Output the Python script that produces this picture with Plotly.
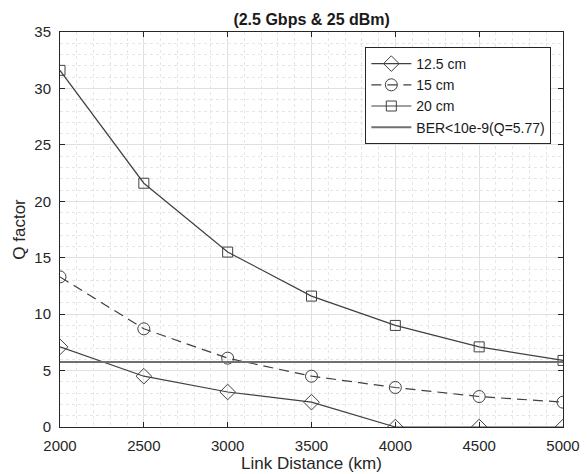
import plotly.graph_objects as go

distance_km = [2000, 2500, 3000, 3500, 4000, 4500, 5000]
q_12_5cm = [7.1, 4.5, 3.1, 2.2, 0.0, 0.0, 0.0]
q_15cm = [13.3, 8.7, 6.1, 4.5, 3.5, 2.7, 2.2]
q_20cm = [31.6, 21.6, 15.5, 11.6, 9.0, 7.1, 5.9]
ber_q = 5.77

line_col = "#404040"
FONT = "Liberation Sans, Arial"
fig = go.Figure()
fig.add_trace(go.Scatter(x=distance_km, y=q_12_5cm, name="12.5 cm", mode="lines+markers",
                         line=dict(color=line_col, width=1.2),
                         marker=dict(symbol="diamond-open", size=12, color=line_col, line=dict(width=1))))
fig.add_trace(go.Scatter(x=distance_km, y=q_15cm, name="15 cm", mode="lines+markers",
                         line=dict(color=line_col, width=1.2, dash="10px,6px"),
                         marker=dict(symbol="circle-open", size=12, color=line_col, line=dict(width=1))))
fig.add_trace(go.Scatter(x=distance_km, y=q_20cm, name="20 cm", mode="lines+markers",
                         line=dict(color=line_col, width=1.2),
                         marker=dict(symbol="square-open", size=10, color=line_col, line=dict(width=1))))
fig.add_trace(go.Scatter(x=[distance_km[0], distance_km[-1]], y=[ber_q, ber_q], name="BER<10e-9(Q=5.77)",
                         mode="lines", line=dict(color="#707070", width=2)))

axis_common = dict(
    showline=True, linecolor="#262626", linewidth=1, mirror="ticks",
    ticks="inside", ticklen=5, tickcolor="#262626",
    showgrid=True, gridcolor="#e0e0e0", gridwidth=1,
    zeroline=False, automargin=False,
    tickfont=dict(family=FONT, size=15, color="#262626"),
)
fig.update_layout(
    width=588, height=474,
    margin=dict(l=60, r=25, t=32, b=47),
    paper_bgcolor="white", plot_bgcolor="white",
    title=dict(text="<b>(2.5 Gbps & 25 dBm)</b>", x=0.53, xanchor="center", y=0.96, yanchor="middle",
               font=dict(family=FONT, size=16, color="#1a1a1a")),
    font=dict(family=FONT, color="#262626"),
    legend=dict(x=0.607, y=0.962, xanchor="left", yanchor="top",
                bgcolor="white", bordercolor="#262626", borderwidth=1,
                font=dict(family=FONT, size=14, color="#1a1a1a"),
                tracegroupgap=0, itemwidth=40),
    showlegend=True,
)
fig.update_xaxes(range=[2000, 5000], dtick=500, ticklabelstandoff=5, **axis_common,
                 minor=dict(dtick=100, showgrid=True, gridcolor="#e6e6e6", griddash="dot", ticks=""),
                 title=dict(text="Link Distance (km)", standoff=1,
                            font=dict(family=FONT, size=17, color="#262626")))
fig.update_yaxes(range=[0, 35], dtick=5, ticklabelstandoff=5, **axis_common,
                 minor=dict(dtick=1, showgrid=True, gridcolor="#e6e6e6", griddash="dot", ticks=""),
                 title=dict(text="Q factor", standoff=4,
                            font=dict(family=FONT, size=17, color="#262626")))
fig.write_html("out.html")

+---+

**Stated task**
Make an exact copy of the data above, pictures excluded.

**Full solution**
Output the Python script that produces this picture with Plotly.
import plotly.graph_objects as go

distance_km = [2000, 2500, 3000, 3500, 4000, 4500, 5000]
q_12_5cm = [7.1, 4.5, 3.1, 2.2, 0.0, 0.0, 0.0]
q_15cm = [13.3, 8.7, 6.1, 4.5, 3.5, 2.7, 2.2]
q_20cm = [31.6, 21.6, 15.5, 11.6, 9.0, 7.1, 5.9]
ber_q = 5.77

line_col = "#404040"
FONT = "Liberation Sans, Arial"
fig = go.Figure()
fig.add_trace(go.Scatter(x=distance_km, y=q_12_5cm, name="12.5 cm", mode="lines+markers",
                         line=dict(color=line_col, width=1.2),
                         marker=dict(symbol="diamond-open", size=12, color=line_col, line=dict(width=1))))
fig.add_trace(go.Scatter(x=distance_km, y=q_15cm, name="15 cm", mode="lines+markers",
                         line=dict(color=line_col, width=1.2, dash="10px,6px"),
                         marker=dict(symbol="circle-open", size=12, color=line_col, line=dict(width=1))))
fig.add_trace(go.Scatter(x=distance_km, y=q_20cm, name="20 cm", mode="lines+markers",
                         line=dict(color=line_col, width=1.2),
                         marker=dict(symbol="square-open", size=10, color=line_col, line=dict(width=1))))
fig.add_trace(go.Scatter(x=[distance_km[0], distance_km[-1]], y=[ber_q, ber_q], name="BER<10e-9(Q=5.77)",
                         mode="lines", line=dict(color="#707070", width=2)))

axis_common = dict(
    showline=True, linecolor="#262626", linewidth=1, mirror="ticks",
    ticks="inside", ticklen=5, tickcolor="#262626",
    showgrid=True, gridcolor="#e0e0e0", gridwidth=1,
    zeroline=False, automargin=False,
    tickfont=dict(family=FONT, size=15, color="#262626"),
)
fig.update_layout(
    width=588, height=474,
    margin=dict(l=60, r=25, t=32, b=47),
    paper_bgcolor="white", plot_bgcolor="white",
    title=dict(text="<b>(2.5 Gbps & 25 dBm)</b>", x=0.53, xanchor="center", y=0.96, yanchor="middle",
               font=dict(family=FONT, size=16, color="#1a1a1a")),
    font=dict(family=FONT, color="#262626"),
    legend=dict(x=0.607, y=0.962, xanchor="left", yanchor="top",
                bgcolor="white", bordercolor="#262626", borderwidth=1,
                font=dict(family=FONT, size=14, color="#1a1a1a"),
                tracegroupgap=0, itemwidth=40),
    showlegend=True,
)
fig.update_xaxes(range=[2000, 5000], dtick=500, ticklabelstandoff=5, **axis_common,
                 minor=dict(dtick=100, showgrid=True, gridcolor="#e6e6e6", griddash="dot", ticks=""),
                 title=dict(text="Link Distance (km)", standoff=1,
                            font=dict(family=FONT, size=17, color="#262626")))
fig.update_yaxes(range=[0, 35], dtick=5, ticklabelstandoff=5, **axis_common,
                 minor=dict(dtick=1, showgrid=True, gridcolor="#e6e6e6", griddash="dot", ticks=""),
                 title=dict(text="Q factor", standoff=4,
                            font=dict(family=FONT, size=17, color="#262626")))
fig.write_html("out.html")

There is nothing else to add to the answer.